* _GIVEN PROBLEM_
Copy every line, exactly and only, from the line containing "Convert this diagram to TikZ code." to the line containing "(7,10.5) -- (542,10.5);", both lines included.

*****

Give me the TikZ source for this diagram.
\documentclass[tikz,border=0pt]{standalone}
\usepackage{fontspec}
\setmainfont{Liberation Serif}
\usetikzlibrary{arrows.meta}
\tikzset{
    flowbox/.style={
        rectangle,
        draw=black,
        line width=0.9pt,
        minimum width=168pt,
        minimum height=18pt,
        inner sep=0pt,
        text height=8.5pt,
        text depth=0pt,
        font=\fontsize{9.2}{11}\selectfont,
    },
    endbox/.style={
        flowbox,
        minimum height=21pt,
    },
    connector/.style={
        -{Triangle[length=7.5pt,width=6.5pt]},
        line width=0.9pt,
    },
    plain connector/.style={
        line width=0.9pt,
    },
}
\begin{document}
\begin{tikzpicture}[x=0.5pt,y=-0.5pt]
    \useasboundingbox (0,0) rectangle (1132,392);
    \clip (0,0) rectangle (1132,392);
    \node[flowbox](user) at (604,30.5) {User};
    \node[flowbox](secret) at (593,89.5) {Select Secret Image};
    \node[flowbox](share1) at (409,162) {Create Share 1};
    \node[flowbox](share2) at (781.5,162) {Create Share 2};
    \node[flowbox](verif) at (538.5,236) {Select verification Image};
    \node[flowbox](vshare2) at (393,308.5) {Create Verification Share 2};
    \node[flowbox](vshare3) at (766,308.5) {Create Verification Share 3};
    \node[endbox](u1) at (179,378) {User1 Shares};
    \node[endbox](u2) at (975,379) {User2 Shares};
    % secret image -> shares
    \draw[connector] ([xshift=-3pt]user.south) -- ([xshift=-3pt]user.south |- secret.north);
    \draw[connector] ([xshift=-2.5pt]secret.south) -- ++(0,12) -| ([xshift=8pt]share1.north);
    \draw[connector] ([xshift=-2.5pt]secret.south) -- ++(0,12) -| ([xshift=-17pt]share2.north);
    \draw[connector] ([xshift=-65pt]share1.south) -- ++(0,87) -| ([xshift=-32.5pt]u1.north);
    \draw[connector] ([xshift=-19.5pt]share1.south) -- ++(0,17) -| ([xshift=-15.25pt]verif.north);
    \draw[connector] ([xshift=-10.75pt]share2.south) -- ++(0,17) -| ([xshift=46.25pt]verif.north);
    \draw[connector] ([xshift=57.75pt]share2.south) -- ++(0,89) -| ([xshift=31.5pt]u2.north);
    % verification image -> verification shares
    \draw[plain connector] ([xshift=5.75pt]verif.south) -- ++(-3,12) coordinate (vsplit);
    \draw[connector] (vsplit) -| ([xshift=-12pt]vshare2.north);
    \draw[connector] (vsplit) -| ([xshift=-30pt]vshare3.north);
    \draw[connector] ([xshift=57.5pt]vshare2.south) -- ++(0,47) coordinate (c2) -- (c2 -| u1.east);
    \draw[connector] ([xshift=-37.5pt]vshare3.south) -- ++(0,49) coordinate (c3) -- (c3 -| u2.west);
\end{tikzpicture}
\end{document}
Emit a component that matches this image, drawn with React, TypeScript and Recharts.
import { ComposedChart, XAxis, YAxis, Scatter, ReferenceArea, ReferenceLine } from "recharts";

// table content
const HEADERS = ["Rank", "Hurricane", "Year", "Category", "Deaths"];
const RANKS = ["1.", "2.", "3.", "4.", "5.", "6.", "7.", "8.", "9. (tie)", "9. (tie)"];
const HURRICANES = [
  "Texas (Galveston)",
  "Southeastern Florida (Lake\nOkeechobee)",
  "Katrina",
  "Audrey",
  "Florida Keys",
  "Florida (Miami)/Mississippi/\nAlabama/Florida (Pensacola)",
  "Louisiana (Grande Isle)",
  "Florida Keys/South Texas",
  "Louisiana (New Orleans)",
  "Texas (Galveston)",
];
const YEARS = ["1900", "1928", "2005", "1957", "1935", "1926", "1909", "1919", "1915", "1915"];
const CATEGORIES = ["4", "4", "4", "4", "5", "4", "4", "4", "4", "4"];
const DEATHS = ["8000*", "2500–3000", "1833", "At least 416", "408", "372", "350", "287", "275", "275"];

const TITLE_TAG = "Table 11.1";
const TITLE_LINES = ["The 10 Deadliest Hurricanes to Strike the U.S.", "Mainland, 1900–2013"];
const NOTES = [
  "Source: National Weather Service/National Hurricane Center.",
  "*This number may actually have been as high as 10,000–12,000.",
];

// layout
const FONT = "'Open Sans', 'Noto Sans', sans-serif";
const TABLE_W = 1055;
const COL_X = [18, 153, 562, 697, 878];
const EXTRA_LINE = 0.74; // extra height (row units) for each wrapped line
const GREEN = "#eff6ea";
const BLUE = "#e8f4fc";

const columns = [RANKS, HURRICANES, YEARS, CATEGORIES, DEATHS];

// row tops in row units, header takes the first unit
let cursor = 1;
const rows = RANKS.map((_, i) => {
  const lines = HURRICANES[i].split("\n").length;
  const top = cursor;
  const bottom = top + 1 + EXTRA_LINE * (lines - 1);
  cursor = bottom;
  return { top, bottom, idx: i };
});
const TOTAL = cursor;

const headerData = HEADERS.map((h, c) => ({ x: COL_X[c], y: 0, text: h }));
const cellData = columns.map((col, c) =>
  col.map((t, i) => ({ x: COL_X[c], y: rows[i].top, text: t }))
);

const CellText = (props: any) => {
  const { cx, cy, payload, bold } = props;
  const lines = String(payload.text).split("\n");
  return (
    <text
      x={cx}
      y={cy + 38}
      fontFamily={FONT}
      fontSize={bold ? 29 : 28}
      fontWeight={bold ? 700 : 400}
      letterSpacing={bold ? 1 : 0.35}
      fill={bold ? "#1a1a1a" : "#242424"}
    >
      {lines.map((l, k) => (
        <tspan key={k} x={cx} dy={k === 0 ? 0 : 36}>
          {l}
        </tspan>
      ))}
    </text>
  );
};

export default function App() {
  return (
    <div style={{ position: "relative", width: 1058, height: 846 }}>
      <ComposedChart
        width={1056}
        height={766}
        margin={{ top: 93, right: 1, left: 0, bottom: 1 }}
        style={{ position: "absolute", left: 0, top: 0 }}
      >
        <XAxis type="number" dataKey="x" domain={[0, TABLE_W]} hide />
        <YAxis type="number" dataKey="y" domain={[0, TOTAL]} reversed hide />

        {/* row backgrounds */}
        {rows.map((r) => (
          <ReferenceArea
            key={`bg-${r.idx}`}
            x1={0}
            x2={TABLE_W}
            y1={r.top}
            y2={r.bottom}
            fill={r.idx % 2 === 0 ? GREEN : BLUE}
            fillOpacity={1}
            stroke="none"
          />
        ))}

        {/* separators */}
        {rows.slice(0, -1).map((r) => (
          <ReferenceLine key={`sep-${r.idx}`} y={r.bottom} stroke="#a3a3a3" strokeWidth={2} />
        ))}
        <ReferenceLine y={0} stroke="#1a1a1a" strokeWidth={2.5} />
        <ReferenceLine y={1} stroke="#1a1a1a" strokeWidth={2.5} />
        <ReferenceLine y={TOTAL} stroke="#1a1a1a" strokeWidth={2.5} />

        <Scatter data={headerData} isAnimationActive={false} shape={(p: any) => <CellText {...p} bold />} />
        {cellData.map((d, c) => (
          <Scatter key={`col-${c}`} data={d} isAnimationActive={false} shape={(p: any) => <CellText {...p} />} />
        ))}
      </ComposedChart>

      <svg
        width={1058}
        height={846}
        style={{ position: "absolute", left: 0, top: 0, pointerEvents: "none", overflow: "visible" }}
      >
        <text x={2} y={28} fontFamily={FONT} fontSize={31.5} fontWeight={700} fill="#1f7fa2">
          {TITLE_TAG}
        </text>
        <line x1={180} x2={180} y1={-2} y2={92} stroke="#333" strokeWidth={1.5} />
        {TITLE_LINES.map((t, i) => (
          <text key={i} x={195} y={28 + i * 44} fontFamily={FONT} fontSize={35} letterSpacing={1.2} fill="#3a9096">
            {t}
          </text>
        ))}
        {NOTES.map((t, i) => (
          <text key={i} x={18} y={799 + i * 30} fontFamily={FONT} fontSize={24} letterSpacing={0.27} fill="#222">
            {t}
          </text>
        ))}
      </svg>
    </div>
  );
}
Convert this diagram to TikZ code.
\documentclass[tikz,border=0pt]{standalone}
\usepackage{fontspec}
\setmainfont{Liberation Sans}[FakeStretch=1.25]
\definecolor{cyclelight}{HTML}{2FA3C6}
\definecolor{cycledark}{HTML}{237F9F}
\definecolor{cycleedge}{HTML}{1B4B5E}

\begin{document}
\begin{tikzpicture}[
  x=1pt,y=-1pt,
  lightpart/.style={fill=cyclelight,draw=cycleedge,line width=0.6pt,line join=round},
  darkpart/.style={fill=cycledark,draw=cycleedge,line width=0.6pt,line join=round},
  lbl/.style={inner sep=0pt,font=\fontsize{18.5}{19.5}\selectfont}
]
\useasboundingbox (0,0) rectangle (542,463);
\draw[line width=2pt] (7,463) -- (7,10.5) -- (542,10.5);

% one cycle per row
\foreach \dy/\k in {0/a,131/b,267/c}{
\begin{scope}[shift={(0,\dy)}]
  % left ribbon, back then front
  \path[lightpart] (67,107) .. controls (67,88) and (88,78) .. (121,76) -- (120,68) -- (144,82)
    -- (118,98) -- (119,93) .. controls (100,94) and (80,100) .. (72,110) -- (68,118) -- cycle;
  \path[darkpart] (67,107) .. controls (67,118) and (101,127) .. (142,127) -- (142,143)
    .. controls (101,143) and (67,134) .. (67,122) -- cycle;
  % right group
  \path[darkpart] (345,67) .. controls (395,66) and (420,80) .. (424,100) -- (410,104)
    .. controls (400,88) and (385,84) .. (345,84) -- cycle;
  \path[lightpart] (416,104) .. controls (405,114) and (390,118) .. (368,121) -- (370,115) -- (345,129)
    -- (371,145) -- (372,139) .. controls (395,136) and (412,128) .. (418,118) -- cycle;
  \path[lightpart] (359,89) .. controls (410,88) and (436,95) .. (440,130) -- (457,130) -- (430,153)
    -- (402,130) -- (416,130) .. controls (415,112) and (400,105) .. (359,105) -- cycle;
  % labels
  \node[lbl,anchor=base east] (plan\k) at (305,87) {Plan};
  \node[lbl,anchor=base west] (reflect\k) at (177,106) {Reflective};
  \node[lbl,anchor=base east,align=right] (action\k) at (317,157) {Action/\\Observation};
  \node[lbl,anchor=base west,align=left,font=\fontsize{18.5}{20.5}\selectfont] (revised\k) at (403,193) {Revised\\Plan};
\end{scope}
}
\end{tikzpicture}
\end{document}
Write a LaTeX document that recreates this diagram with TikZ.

*****

* _SOLUTION_
Convert this diagram to TikZ code.
\documentclass[tikz,border=0pt]{standalone}
\usepackage{fontspec}
\setmainfont{Liberation Sans}[FakeStretch=1.25]
\definecolor{cyclelight}{HTML}{2FA3C6}
\definecolor{cycledark}{HTML}{237F9F}
\definecolor{cycleedge}{HTML}{1B4B5E}

\begin{document}
\begin{tikzpicture}[
  x=1pt,y=-1pt,
  lightpart/.style={fill=cyclelight,draw=cycleedge,line width=0.6pt,line join=round},
  darkpart/.style={fill=cycledark,draw=cycleedge,line width=0.6pt,line join=round},
  lbl/.style={inner sep=0pt,font=\fontsize{18.5}{19.5}\selectfont}
]
\useasboundingbox (0,0) rectangle (542,463);
\draw[line width=2pt] (7,463) -- (7,10.5) -- (542,10.5);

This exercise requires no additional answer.